Walter Benjamin ([1935] 1993) fait de la fragmentation une conséquence de la modernité et du passage d’une expérience historique concrète (Erfahrung) à une expérience intérieure vécue (Erlebnis). Le cinématographe émergeant est, selon lui, à même d’offrir au spectateur et au citadin le regard nécessaire pour « faire la ville » (ibid.). Urbanité/s Urbanity/ies est un assemblage de photographies et vidéos que le spectateur doit lier entre elles. Cette démarche esthétique conduit le spectateur à s’interroger sur son propre regard, refusant de le fixer pour construire sa propre constellation de pensées. Le montage de fragments est donc un accès à l’intelligible, sous une forme avant tout sensible, contestant la subordination au tout pour la constellation d’images, chaque fois brisées, chaque fois réassemblées. La forme fragmentaire du montage vidéo est doublée de fragments littéraires, choisis dans la liste des 55 villes imaginaires du roman d’Italo Calvino.
Mouvements de caméra.
Urbanité/s Urbanity/ies présente également plusieurs travellings. Jacques Lévy donne ainsi à voir le mouvement, reconstruisant la ville telle que le citadin peut l’expérimenter.
Le mouvement peut être encore ralenti, accéléré ou arrêté par le réalisateur, rendant visible la coexistence de différents rythmes. Ce sont là des outils didactiques qui permettent au spectateur, intellectuellement et physiologiquement, de prendre le temps de construire une réflexion et de prendre du recul sur ce qu’il a sous les yeux.
Montage.
La rupture de la continuité de l’enregistrement implique une reconstruction artificielle et est source de multiples possibles faits de comparaison, de rapprochements, d’analogies, de réagencements, etc. La force du montage réside non plus dans la force prise individuellement des images et des séquences, mais dans le « jeu » de positionnement de ces entités reliées entre elles. Le montage est donc avant tout un art de la métrique. Dans L’homme à la caméra ([1929] 2004), Dziga Vertov met en relation des villes connues (Moscou, Odessa) et des villes anonymes. La fonction assignée à l’urbanité est ici avant tout symbolique. À partir de cette même forme, Jacques Lévy nous donne à voir une multitude de villes (Manille, Chongqing, Buenos Aires, Détroit, etc.) qui, bien que nommées par surtitres, permettent, par une approche analogique, de construire un savoir géographique sur l’urbanité.

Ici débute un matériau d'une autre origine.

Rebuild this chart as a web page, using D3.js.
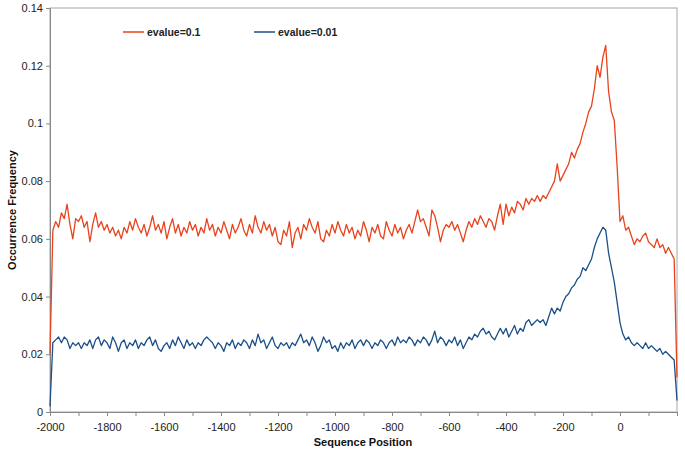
<!DOCTYPE html>
<html><head><meta charset="utf-8">
<script src="https://cdn.jsdelivr.net/npm/d3@7"></script>
<style>body{margin:0;background:#fff}svg{display:block;font-family:"Liberation Sans",Arial,sans-serif}</style>
</head><body><svg id="c" width="685" height="450"></svg>
<script>
const seriesNames = ["evalue=0.1", "evalue=0.01"];
const xTickLabels = ["-2000","-1800","-1600","-1400","-1200","-1000","-800","-600","-400","-200","0"];
const yTickLabels = ["0","0.02","0.04","0.06","0.08","0.1","0.12","0.14"];
const positions = d3.range(-2000, 201, 10);
const red = [
0.020,0.063,0.066,0.064,0.069,0.067,0.072,0.065,0.060,0.067,
0.066,0.068,0.064,0.066,0.059,0.065,0.069,0.064,0.066,0.063,
0.065,0.062,0.064,0.061,0.063,0.060,0.064,0.062,0.066,0.063,
0.067,0.064,0.062,0.065,0.061,0.064,0.068,0.063,0.065,0.062,
0.066,0.060,0.064,0.067,0.062,0.065,0.061,0.064,0.062,0.066,
0.063,0.065,0.061,0.064,0.062,0.067,0.063,0.065,0.061,0.064,
0.062,0.066,0.063,0.060,0.065,0.062,0.064,0.067,0.063,0.061,
0.065,0.062,0.068,0.064,0.062,0.066,0.063,0.065,0.061,0.064,
0.059,0.058,0.063,0.061,0.066,0.057,0.062,0.064,0.060,0.065,
0.063,0.067,0.064,0.062,0.066,0.060,0.059,0.063,0.061,0.065,
0.062,0.066,0.063,0.061,0.065,0.062,0.064,0.060,0.063,0.061,
0.066,0.063,0.059,0.064,0.062,0.065,0.061,0.060,0.066,0.063,
0.061,0.065,0.062,0.064,0.060,0.063,0.065,0.062,0.066,0.070,
0.066,0.067,0.064,0.061,0.070,0.068,0.064,0.059,0.063,0.065,
0.064,0.066,0.063,0.065,0.062,0.059,0.063,0.066,0.064,0.067,
0.065,0.068,0.066,0.064,0.067,0.066,0.063,0.068,0.072,0.065,
0.072,0.068,0.071,0.069,0.073,0.072,0.070,0.074,0.072,0.074,
0.073,0.075,0.073,0.075,0.074,0.076,0.078,0.080,0.086,0.080,
0.082,0.084,0.086,0.090,0.088,0.091,0.093,0.097,0.100,0.104,
0.106,0.112,0.120,0.116,0.123,0.127,0.111,0.104,0.101,0.085,
0.066,0.068,0.063,0.064,0.061,0.058,0.060,0.059,0.061,0.062,
0.059,0.058,0.057,0.060,0.057,0.058,0.055,0.057,0.055,0.053,
0.012];
const blue = [
0.002,0.024,0.025,0.026,0.024,0.026,0.025,0.022,0.024,0.023,
0.024,0.022,0.024,0.023,0.025,0.022,0.025,0.026,0.023,0.025,
0.024,0.022,0.026,0.024,0.021,0.024,0.025,0.022,0.024,0.023,
0.025,0.022,0.024,0.023,0.025,0.026,0.023,0.025,0.022,0.021,
0.023,0.024,0.022,0.025,0.023,0.026,0.024,0.022,0.025,0.023,
0.024,0.022,0.024,0.023,0.025,0.026,0.025,0.024,0.022,0.024,
0.023,0.021,0.024,0.023,0.025,0.022,0.024,0.023,0.025,0.024,
0.022,0.025,0.023,0.027,0.024,0.025,0.022,0.024,0.026,0.023,
0.022,0.024,0.023,0.024,0.022,0.024,0.023,0.025,0.027,0.024,
0.025,0.023,0.026,0.024,0.021,0.023,0.026,0.024,0.025,0.022,
0.023,0.021,0.024,0.022,0.024,0.023,0.025,0.022,0.024,0.025,
0.023,0.025,0.024,0.022,0.024,0.023,0.025,0.024,0.022,0.024,
0.025,0.023,0.026,0.024,0.025,0.024,0.026,0.025,0.023,0.025,
0.024,0.026,0.025,0.023,0.025,0.028,0.024,0.026,0.025,0.023,
0.025,0.024,0.026,0.023,0.025,0.022,0.024,0.026,0.025,0.027,
0.026,0.028,0.029,0.027,0.028,0.026,0.025,0.027,0.029,0.027,
0.029,0.026,0.028,0.030,0.027,0.029,0.028,0.031,0.032,0.030,
0.031,0.032,0.031,0.032,0.030,0.033,0.036,0.034,0.036,0.035,
0.038,0.040,0.041,0.043,0.044,0.046,0.047,0.050,0.049,0.051,
0.053,0.057,0.060,0.062,0.064,0.063,0.055,0.050,0.045,0.038,
0.031,0.027,0.025,0.026,0.024,0.023,0.024,0.023,0.022,0.024,
0.022,0.023,0.022,0.021,0.022,0.020,0.021,0.020,0.019,0.018,
0.004];
const colors = ["#E8431C", "#1A4F88"];

const svg = d3.select("#c");
const L = 50, R = 677, T = 8, B = 412;
const x = d3.scaleLinear().domain([-2000, 200]).range([L, R]);
const y = d3.scaleLinear().domain([0, 0.14]).range([B, T]);

// frame
svg.append("rect").attr("x", L).attr("y", T).attr("width", R - L).attr("height", B - T)
  .attr("fill", "none").attr("stroke", "#a6a6a6").attr("stroke-width", 1);

// x axis
const xa = svg.append("g").attr("transform", `translate(0,${B})`)
  .call(d3.axisBottom(x).tickValues(d3.range(-2000, 201, 100)).tickSize(4)
    .tickFormat(d => { const s = String(d); return xTickLabels.includes(s) ? s : ""; }));
xa.select(".domain").attr("stroke", "#888");
xa.selectAll(".tick line").attr("stroke", "#888");
xa.selectAll("text").attr("font-size", 11).attr("fill", "#222").attr("dy", "1.05em")
  .attr("font-family", "Liberation Sans, Arial, sans-serif");

// y axis
const ya = svg.append("g").attr("transform", `translate(${L},0)`)
  .call(d3.axisLeft(y).tickValues(yTickLabels.map(Number)).tickSize(4)
    .tickFormat((d, i) => yTickLabels[i]));
ya.select(".domain").attr("stroke", "#888");
ya.selectAll(".tick line").attr("stroke", "#888");
ya.selectAll("text").attr("font-size", 11).attr("fill", "#222").attr("x", -7)
  .attr("font-family", "Liberation Sans, Arial, sans-serif");

// lines
const line = d3.line().x((d, i) => x(positions[i])).y(d => y(d));
[red, blue].forEach((s, k) => {
  svg.append("path").attr("d", line(s)).attr("fill", "none")
    .attr("stroke", colors[k]).attr("stroke-width", 1.3).attr("stroke-linejoin", "round");
});

// legend
const lg = [{x1: 123, tx: 147}, {x1: 254, tx: 278}];
lg.forEach((p, k) => {
  svg.append("line").attr("x1", p.x1).attr("x2", p.x1 + 21).attr("y1", 32).attr("y2", 32)
    .attr("stroke", colors[k]).attr("stroke-width", 1.5);
  svg.append("text").attr("x", p.tx).attr("y", 36).attr("font-size", 10.5).attr("font-weight", "bold")
    .attr("fill", "#222").text(seriesNames[k]);
});

// axis titles
svg.append("text").attr("x", 363).attr("y", 446).attr("text-anchor", "middle")
  .attr("font-size", 11).attr("font-weight", "bold").attr("fill", "#111").text("Sequence Position");
svg.append("text").attr("transform", "translate(16,210) rotate(-90)").attr("text-anchor", "middle")
  .attr("font-size", 11).attr("font-weight", "bold").attr("fill", "#111").text("Occurrence Frequency");
</script></body></html>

On peut citer ici un concept connu de l’analyse filmique. L’« effet K », du nom du théoricien et cinéaste soviétique Lev Koulechov, permet, par la succession de deux images, de créer non pas une juxtaposition, mais une surimpression chez le spectateur, qui construit alors mentalement une troisième image. Le sens surgit de ce rapprochement de deux images. La causalité linéaire est remise en cause pour y substituer une forme de savoir sensible. L’intervalle qui s’établit entre deux images montées, mais aussi celui qui prend place entre ce que l’on entend et ce que l’on voit [6], est un lieu de la pensée [7]. Les différents raccords utilisés dans la tradition cinématographique (cut, fondu enchaîné, incrustation, etc.) sont des éléments de langage que sait lire le plus grand nombre. Ce langage ne demande qu’à être bousculé.
Renouveler le regard sur l’espace.
« Dans le panorama, la ville s’élargit aux dimensions d’un paysage, comme plus tard elle le fera, plus subtilement, pour le flâneur. » (Walter Benjamin [1935] 1993, p. 37-38)
Au final, le format du film est particulièrement stimulant pour le chercheur qui souhaite donner à comprendre la dimension spatiale de nos sociétés. Comment l’expliquer ? Notre hypothèse est la suivante : l’appareil spatial et visuel que constituent le cinéma et la vidéo pourrait être le langage permettant de dépasser la théorie classique de la perspective qui fonde notre regard (occidental) depuis le 15e siècle. Celle-ci se construit sur la perception d’un objet par un seul œil et circonscrit l’espace à une définition géométrique en articulant universel (lieu où l’objet est représenté) et singulier (différents points de vue sur l’objet) dans une conception rationnelle. Là encore, Walter Benjamin a été visionnaire dans ses textes sur Baudelaire et sur le Paris du 19e siècle, analysant la remise en cause de l’appareil perspectif par l’émergence, en ce début du 20e siècle, d’un nouvel appareil spatial et visuel : le « passage-panoramique ». Benjamin, en insistant sur « l’expérience » individuelle (« fantasmagorie »), note encore que la ville et son espace, l’urbanité, n’existent pas en soi, mais peuvent et doivent être considérés à partir de l’ensemble des points de vue de ses usagers/spectateurs. Le film nous apprend donc également à regarder. D’un point de vue synchronique, la lumière et le cadrage mis en place lors du tournage construisent une image qui ne prétend plus enregistrer la vérité (impossible) du réel, mais plutôt redonner au spectateur un rôle actif et critique. D’un point de vue diachronique, le montage est porteur d’une forme de connaissance sensible en associant et en confrontant des images. Cette confrontation peut être une rencontre (succession) ou un conflit (collision) qui, dans un réagencement, court-circuite la forme classique du récit linéaire en offrant une structure logique différente de celle du discours.